Cutting off funding to terrorist enemies, and providing humanitarian assistance to civilians?  Part of the typical pre-war formula.  Not that they are bad ideas.  But when all the pieces of the formula appear together, it doesn't look good.  And that bit about having the authority to bomb the heck out of ISIL and then saying that Congress and everyone should stand together in agreeing with him was something I've heard presidents say all my life.

"I have the authority to address the threat from ISIL, but I believe we are strongest as a nation when the President and Congress work together," he said. "So I welcome congressional support for this effort in order to show the world that Americans are united in confronting this danger."

In other words, "agree with me and do what I want or you are making our country weaker."  I don't blame the President for saying that, because all recent presidents have said something like it at one time or another.  It's just a thing presidents like to say.  It's different from stepping across the aisle and persuading people to agree, though.

President Obama said that he has brought 140,000 American troops home from Iraq, and plans to end America's Afghanistan combat mission this year.  Well, that makes sense because he ran for president on a strong platform of bringing our troops home to safety.  Good for him for doing what he promised.  You don't get that from many politicians.  But was that a sound military idea or a political one?

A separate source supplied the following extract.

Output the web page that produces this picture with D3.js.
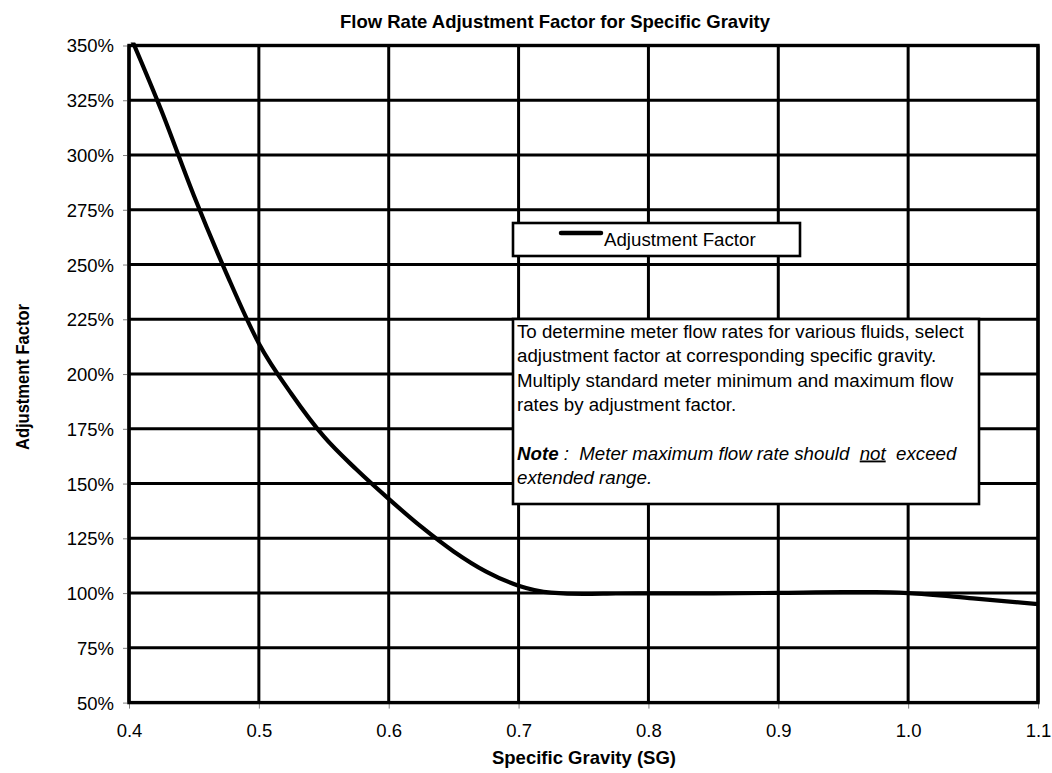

I didn't like that we went to Iraq.  I kept wondering if we were there because President Bush was mad at Saddam for trying to assassinate his father in 1993 during a trip to Kuwait to celebrate the success of the first Gulf War.  But once you get into a war... I think we learned in Viet Nam that if you are not -- to quote American Idol's Randy Jackson -- in it to win it, then it's not a super great idea to get in it at all.

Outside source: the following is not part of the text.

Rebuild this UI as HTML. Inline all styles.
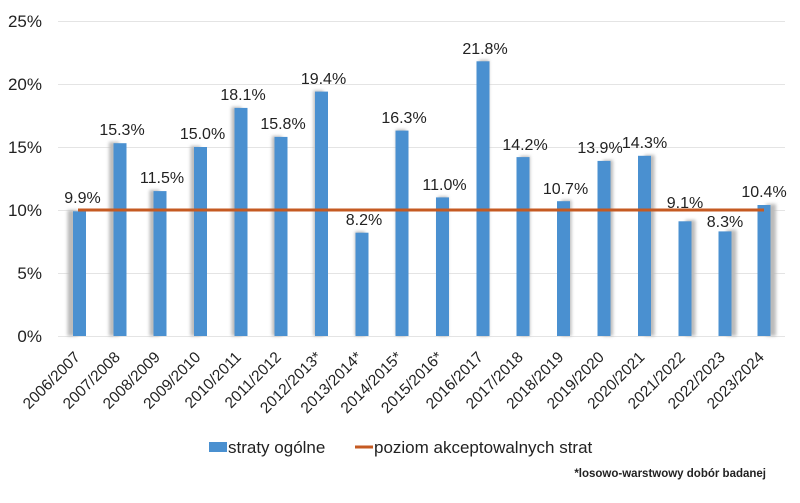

That was a Colin Powell thing -- have a strategy to win, have a strategy to get out.  Don't draw it out ad nauseam.  I thought General Powell was pretty smart about that.  It was a shame that President Bush the Younger didn't listen to him, as we are finding out now.

So I was uncomfortable when President Obama took us out of Iraq, and, later this year plans to pull us out of Afghanistan.  Because it didn't appear to me that things were stable in either country.  And here we are, going back into Iraq because we didn't finish the job.  It didn't appear that we got out because we were done.  It looked like we got out because we were tired of being there and it was politically correct.

I don't think we've had a president with a comprehensive understanding of military strategy since Eisenhower.  Maybe Bush the Elder did, but I can't imagine he had the same breadth of understanding.  Then again I have no understanding of it.  But I'm not president.

Every time America goes out into the world we are hated for it.  Nobody is grateful.  Well, Kuwait was for a brief moment after the first President Bush saved them before they went back to hating us.  Seems to me we make more enemies than friends by helping other countries.  In weak moments I sympathize with the isolationists who don't want our country to get involved in world affairs at all.  The affairs in Hollywood should be enough to keep us interested.  But most of the time I understand that as a successful, powerful nation we have responsibilities to our fellow Earthlings.  The challenge is fullfilling them with some practical chance of getting the outcome we want, which means knowing what outcome we want and having a plan to get it.

Wednesday's speech was not one of President Obama's great moments.  Going back to Iraq to finish the job is a tacit admission that we left too soon.  And saying we're leaving Afghanistan in the same speech -- at a time when the government there recognizes the Taliban as a legitimate constituency, something I thought we were fighting against... well, it worried me.

Because if we didn't learn our lesson in Viet Nam, we certainly should have learned it in our current two wars.  War is messy.  Saying it won't be doesn't make it not be.  It doesn't end just because you want it to.  You can't be in a war a little.  If you're not willing to win it you shouldn't be there in the first place.